The national security establishment is disconnected from the everyday concerns of the American people. As Andrew Bacevich writes in The Long War, “to the extent that members of the national security apparatus have taken public opinion into consideration, they have viewed it as something to manipulate.” And as David Rothkopf writes in his aptly titled history of the National Security Council, Running the World, all thirteen Democratic and Republican national security advisers since the 1970s—from Brent Scowcroft to Stephen Hadley—are a “natural aristocracy” who either worked for Henry Kissinger or one of Kissinger’s top associates.
The foreign policy caste worries about the intrusion of democracy on their domain (Harvard’s late Samuel Huntington used to complain about “an excess of democracy” after the sixties, when curbs on foreign policy were briefly legislated). In their privileged world, they assume an unlimited budget for their unlimited foreign policy portfolio.
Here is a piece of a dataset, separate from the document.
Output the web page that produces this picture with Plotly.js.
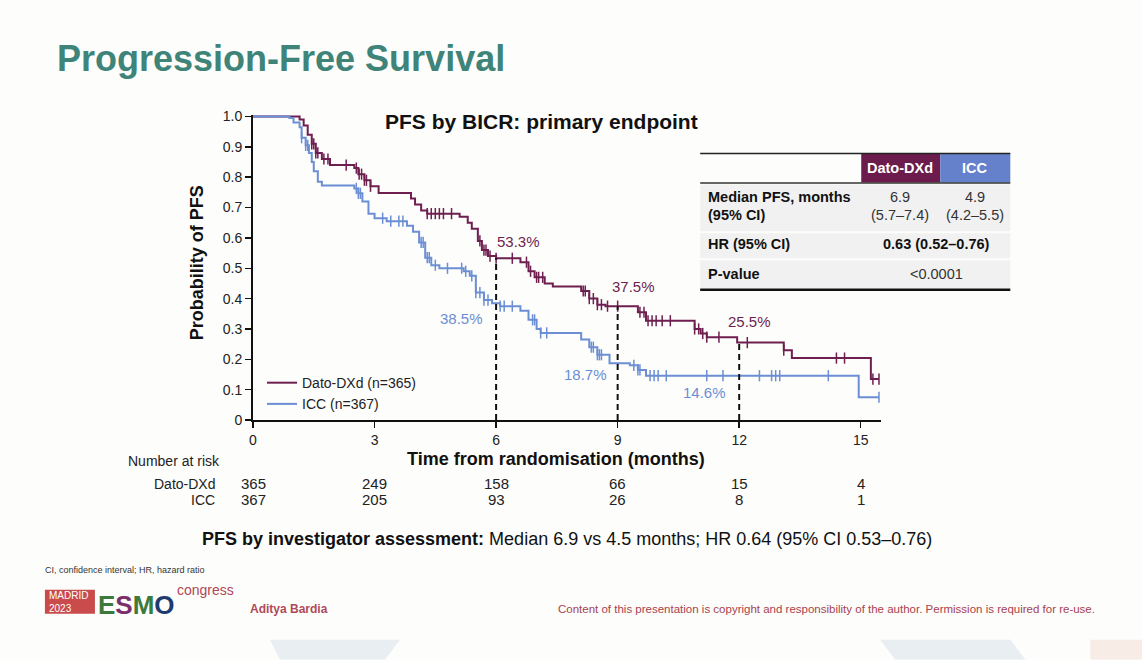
<!DOCTYPE html>
<html><head><meta charset="utf-8">
<script src="https://cdn.plot.ly/plotly-3.0.1.min.js"></script>
<style>html,body{margin:0;padding:0;background:#fdfdfb;}#chart{width:1142px;height:660px;}</style>
</head><body><div id="chart"></div>
<script>
// ---- Data ----
const datoTimes = [0,1.15,1.25,1.35,1.45,1.55,1.7,1.9,2.5,2.6,2.75,2.9,3.1,3.9,4.0,4.15,4.3,5.1,5.3,5.4,5.55,5.65,5.8,6.0,6.6,6.8,6.95,7.2,7.4,8.1,8.3,8.5,8.7,9.5,9.7,10.9,11.05,11.2,11.95,13.1,13.3,15.25,15.45];
const datoSurv  = [1.0,0.99,0.97,0.94,0.91,0.88,0.86,0.84,0.83,0.81,0.79,0.77,0.748,0.73,0.71,0.69,0.68,0.67,0.65,0.63,0.59,0.56,0.54,0.533,0.52,0.49,0.47,0.45,0.44,0.425,0.40,0.38,0.375,0.355,0.327,0.30,0.285,0.273,0.255,0.23,0.204,0.135,0.135];
const iccTimes = [0,0.9,1.0,1.15,1.2,1.3,1.38,1.45,1.5,1.6,1.7,2.5,2.6,2.7,2.85,3.0,3.3,3.8,3.95,4.1,4.25,4.4,4.6,5.2,5.35,5.5,5.7,5.9,6.1,6.6,6.8,7.0,7.1,8.1,8.3,8.5,8.8,9.3,9.5,9.7,14.95,15.45];
const iccSurv  = [1.0,0.995,0.98,0.965,0.93,0.905,0.88,0.85,0.82,0.785,0.773,0.763,0.747,0.72,0.68,0.665,0.655,0.64,0.62,0.585,0.535,0.51,0.50,0.49,0.475,0.42,0.395,0.385,0.375,0.36,0.33,0.30,0.287,0.265,0.24,0.215,0.187,0.18,0.165,0.146,0.075,0.075];
const datoCensor = [1.45,1.5,1.55,1.6,1.75,1.85,2.3,2.55,2.62,2.68,2.75,2.8,2.9,4.3,4.4,4.5,4.6,4.7,4.9,5.6,5.7,5.75,5.85,6.0,6.4,6.75,6.85,7.0,7.05,7.15,8.15,8.2,8.3,8.4,8.5,8.6,8.75,9.0,9.55,9.65,9.75,9.85,9.95,10.1,10.3,10.9,11.0,11.1,11.2,11.5,12.2,13.1,14.4,14.6,15.3,15.45];
const iccCensor = [1.2,1.3,1.35,2.55,2.6,2.65,3.2,3.4,3.6,3.7,4.15,4.2,4.3,4.35,4.5,4.8,5.15,5.25,5.4,5.5,5.6,5.7,5.8,6.1,6.2,6.4,6.9,6.95,7.1,7.25,8.35,8.4,8.5,8.55,8.6,9.4,9.5,9.55,9.8,9.9,10.0,10.2,11.2,11.6,12.5,12.8,12.9,13.0,14.2,15.45];
const landmarkTimes = [6,9,12];
const datoLandmarkLabels = ["53.3%","37.5%","25.5%"];
const iccLandmarkLabels = ["38.5%","18.7%","14.6%"];
const riskTimes = [0,3,6,9,12,15];
const riskDato = [365,249,158,66,15,4];
const riskICC = [367,205,93,26,8,1];
const xTicks = [0,3,6,9,12,15];
const yTicks = [0,0.1,0.2,0.3,0.4,0.5,0.6,0.7,0.8,0.9,1.0];
const yTickText = ["0","0.1","0.2","0.3","0.4","0.5","0.6","0.7","0.8","0.9","1.0"];

// ---- Styles ----
const PURPLE = "#6e1f50", BLUE = "#6b8ed4", TEAL = "#3f8478";
const F = '"Liberation Sans",Arial,sans-serif';

function stepAt(times, surv, t){ let v = surv[0]; for(let i=0;i<times.length;i++){ if(times[i]<=t) v=surv[i]; } return v; }

// pixel -> paper helpers
const L=253, R=1142-880.75, T=114.5, B=240;
const PW=1142-L-R, PH=660-T-B;
const px = x => (x-L)/PW, py = y => (660-B-y)/PH;

const traces = [
 {x:datoTimes,y:datoSurv,mode:'lines',line:{shape:'hv',color:PURPLE,width:2},name:'Dato-DXd (n=365)'},
 {x:iccTimes,y:iccSurv,mode:'lines',line:{shape:'hv',color:BLUE,width:2},name:'ICC (n=367)'},
 {x:datoCensor,y:datoCensor.map(t=>stepAt(datoTimes,datoSurv,t)),mode:'markers',showlegend:false,cliponaxis:false,
  marker:{symbol:'line-ns',size:8,line:{color:PURPLE,width:1.5}}},
 {x:iccCensor,y:iccCensor.map(t=>stepAt(iccTimes,iccSurv,t)),mode:'markers',showlegend:false,cliponaxis:false,
  marker:{symbol:'line-ns',size:8,line:{color:BLUE,width:1.5}}},
];
// landmark dashed lines
const lx=[], ly=[];
landmarkTimes.forEach(t=>{ lx.push(t,t,null); ly.push(0,stepAt(datoTimes,datoSurv,t),null); });
traces.push({x:lx,y:ly,mode:'lines',showlegend:false,line:{color:'#111',width:2,dash:'6px,4px'}});

const ann = [];
const A = (o)=>ann.push(Object.assign({showarrow:false,xref:'paper',yref:'paper',font:{family:F,size:15,color:'#222'}},o));
// landmark labels
const datoLabOff = [[0.55,0.055],[0.4,0.065],[0.25,0.07]];
const iccLabOff = [[-0.85,-0.05],[-0.8,-0.037],[-0.85,-0.054]];
landmarkTimes.forEach((t,i)=>{
  A({xref:'x',yref:'y',x:t+datoLabOff[i][0],y:stepAt(datoTimes,datoSurv,t)+datoLabOff[i][1],text:datoLandmarkLabels[i],font:{family:F,size:15,color:PURPLE}});
  A({xref:'x',yref:'y',x:t+iccLabOff[i][0],y:stepAt(iccTimes,iccSurv,t)+iccLabOff[i][1],text:iccLandmarkLabels[i],font:{family:F,size:15,color:BLUE}});
});
// titles
A({x:px(55),y:py(58),xanchor:'left',yanchor:'middle',text:'<b>Progression-Free Survival</b>',font:{family:F,size:36,color:TEAL}});
A({x:px(541),y:py(121),xanchor:'center',yanchor:'middle',text:'<b>PFS by BICR: primary endpoint</b>',font:{family:F,size:21,color:'#111'}});
A({x:px(197),y:py(262),textangle:-90,xanchor:'center',yanchor:'middle',text:'<b>Probability of PFS</b>',font:{family:F,size:18,color:'#111'}});
A({x:px(556),y:py(459),xanchor:'center',yanchor:'middle',text:'<b>Time from randomisation (months)</b>',font:{family:F,size:18,color:'#111'}});
// number at risk
A({x:px(222),y:py(461),xanchor:'right',yanchor:'middle',text:'Number at risk',font:{family:F,size:14,color:'#222'}});
A({x:px(217),y:py(484),xanchor:'right',yanchor:'middle',text:'Dato-DXd',font:{family:F,size:14,color:'#222'}});
A({x:px(217),y:py(500),xanchor:'right',yanchor:'middle',text:'ICC',font:{family:F,size:14,color:'#222'}});
riskTimes.forEach((t,i)=>{
  A({xref:'x',x:t,y:py(484),xanchor:'center',yanchor:'middle',text:String(riskDato[i]),font:{family:F,size:15,color:'#222'}});
  A({xref:'x',x:t,y:py(500),xanchor:'center',yanchor:'middle',text:String(riskICC[i]),font:{family:F,size:15,color:'#222'}});
});
// footer
A({x:px(200),y:py(539),xanchor:'left',yanchor:'middle',text:'<b>PFS by investigator assessment:</b> Median 6.9 vs 4.5 months; HR 0.64 (95% CI 0.53–0.76)',font:{family:F,size:18,color:'#111'}});
A({x:px(43),y:py(570),xanchor:'left',yanchor:'middle',text:'CI, confidence interval; HR, hazard ratio',font:{family:F,size:9,color:'#333'}});
A({x:px(47),y:py(602),xanchor:'left',yanchor:'middle',text:'MADRID<br>2023',align:'left',font:{family:F,size:10,color:'#fff'}});
A({x:px(96),y:py(605),xanchor:'left',yanchor:'middle',text:'<b><span style="color:#3c7a3c">E</span><span style="color:#7a2e6a">S</span><span style="color:#3c7a3c">M</span><span style="color:#1f3a6e">O</span></b>',font:{family:F,size:26,color:'#3c7a3c'}});
A({x:px(175),y:py(590),xanchor:'left',yanchor:'middle',text:'congress',font:{family:F,size:14,color:'#b04654'}});
A({x:px(248),y:py(609),xanchor:'left',yanchor:'middle',text:'<b>Aditya Bardia</b>',font:{family:F,size:12,color:'#b04a5a'}});
A({x:px(1097),y:py(609),xanchor:'right',yanchor:'middle',text:'Content of this presentation is copyright and responsibility of the author. Permission is required for re-use.',font:{family:F,size:11.5,color:'#a8414f'}});
// table text
A({x:px(706),y:py(197),xanchor:'left',yanchor:'middle',text:'<b>Median PFS, months</b>',font:{family:F,size:14.5,color:'#111'}});
A({x:px(706),y:py(215),xanchor:'left',yanchor:'middle',text:'<b>(95% CI)</b>',font:{family:F,size:14.5,color:'#111'}});
A({x:px(706),y:py(244),xanchor:'left',yanchor:'middle',text:'<b>HR (95% CI)</b>',font:{family:F,size:14.5,color:'#111'}});
A({x:px(706),y:py(274),xanchor:'left',yanchor:'middle',text:'<b>P-value</b>',font:{family:F,size:14.5,color:'#111'}});
A({x:px(900),y:py(168),xanchor:'center',yanchor:'middle',text:'<b>Dato-DXd</b>',font:{family:F,size:14.5,color:'#fff'}});
A({x:px(975),y:py(168),xanchor:'center',yanchor:'middle',text:'<b>ICC</b>',font:{family:F,size:14.5,color:'#fff'}});
A({x:px(900),y:py(197),xanchor:'center',yanchor:'middle',text:'6.9',font:{family:F,size:14.5,color:'#333'}});
A({x:px(900),y:py(215),xanchor:'center',yanchor:'middle',text:'(5.7–7.4)',font:{family:F,size:14.5,color:'#333'}});
A({x:px(975),y:py(197),xanchor:'center',yanchor:'middle',text:'4.9',font:{family:F,size:14.5,color:'#333'}});
A({x:px(975),y:py(215),xanchor:'center',yanchor:'middle',text:'(4.2–5.5)',font:{family:F,size:14.5,color:'#333'}});
A({x:px(936),y:py(244),xanchor:'center',yanchor:'middle',text:'<b>0.63 (0.52–0.76)</b>',font:{family:F,size:14.5,color:'#111'}});
A({x:px(936),y:py(274),xanchor:'center',yanchor:'middle',text:'<0.0001',font:{family:F,size:14.5,color:'#333'}});

const shapes = [];
const S = (o)=>shapes.push(Object.assign({xref:'paper',yref:'paper',layer:'below'},o));
const rect=(x0,y0,x1,y1,fill)=>S({type:'rect',x0:px(x0),x1:px(x1),y0:py(y0),y1:py(y1),fillcolor:fill,line:{width:0}});
const hline=(x0,x1,y,w,c)=>S({type:'line',x0:px(x0),x1:px(x1),y0:py(y),y1:py(y),line:{width:w,color:c}});
rect(861,153,940,182,'#6b1c4d');
rect(940,153,1010,182,'#6681cc');
rect(700,184,1010,231,'#f1f1f1');
rect(700,233,1010,258,'#f1f1f1');
rect(700,260,1010,288,'#f1f1f1');
hline(700,1010,153,1.5,'#222');
hline(700,1010,182.5,1.5,'#333');
hline(700,1010,289.5,2.5,'#111');
rect(45,590,95,614,'#c94b4b');
// faint bottom decoration
S({type:'path',path:`M ${px(270)} ${py(640)} L ${px(400)} ${py(640)} L ${px(385)} ${py(660)} L ${px(280)} ${py(660)} Z`,fillcolor:'#e8eef2',line:{width:0}});
S({type:'path',path:`M ${px(880)} ${py(640)} L ${px(1010)} ${py(640)} L ${px(1025)} ${py(660)} L ${px(895)} ${py(660)} Z`,fillcolor:'#e8eef2',line:{width:0}});
S({type:'rect',x0:px(1090),x1:px(1142),y0:py(640),y1:py(660),fillcolor:'#f7ece6',line:{width:0}});

const layout = {
  width:1142,height:660,
  margin:{l:L,r:R,t:T,b:B,pad:0},
  paper_bgcolor:'#fdfdfb',plot_bgcolor:'rgba(0,0,0,0)',
  showlegend:true,
  legend:{x:px(262),y:py(367),xanchor:'left',yanchor:'top',bgcolor:'rgba(0,0,0,0)',font:{family:F,size:14,color:'#222'},tracegroupgap:0,itemwidth:30},
  xaxis:{range:[0,15.5],tickvals:xTicks,ticktext:xTicks.map(String),showgrid:false,zeroline:false,showline:true,linecolor:'#111',linewidth:2,
         ticks:'outside',ticklen:6,tickwidth:1.5,tickcolor:'#111',tickfont:{family:F,size:14,color:'#222'}},
  yaxis:{range:[0,1.005],tickvals:yTicks,ticktext:yTickText,showgrid:false,zeroline:false,showline:true,linecolor:'#111',linewidth:2,
         ticks:'outside',ticklen:6,tickwidth:1.5,tickcolor:'#111',tickfont:{family:F,size:14,color:'#222'}},
  annotations:ann,shapes:shapes
};
Plotly.newPlot('chart',traces,layout,{displayModeBar:false,staticPlot:true});
</script></body></html>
According to Woodward’s account, Obama himself had to fight his own bureaucracy to uncover the true costs of Afghanistan, and the price was a shock to the president. Obama is ill-advised on foreign policy if his national security elite, including idealists like Power, assume that Americans will have to accept a declining standard of living to put a stop to dictators abroad. Human rights abroad cannot come at the price of democracy at home, but that is the course of liberal empire.
As Power wrote to me in a 2003 note, “With so many problems in hell, where are the Irish when we need them?” It was written in jest. But the answer is a serious one. The Irish are ten years into their peace process, and the Dublin government has been voted out of office for economic failures.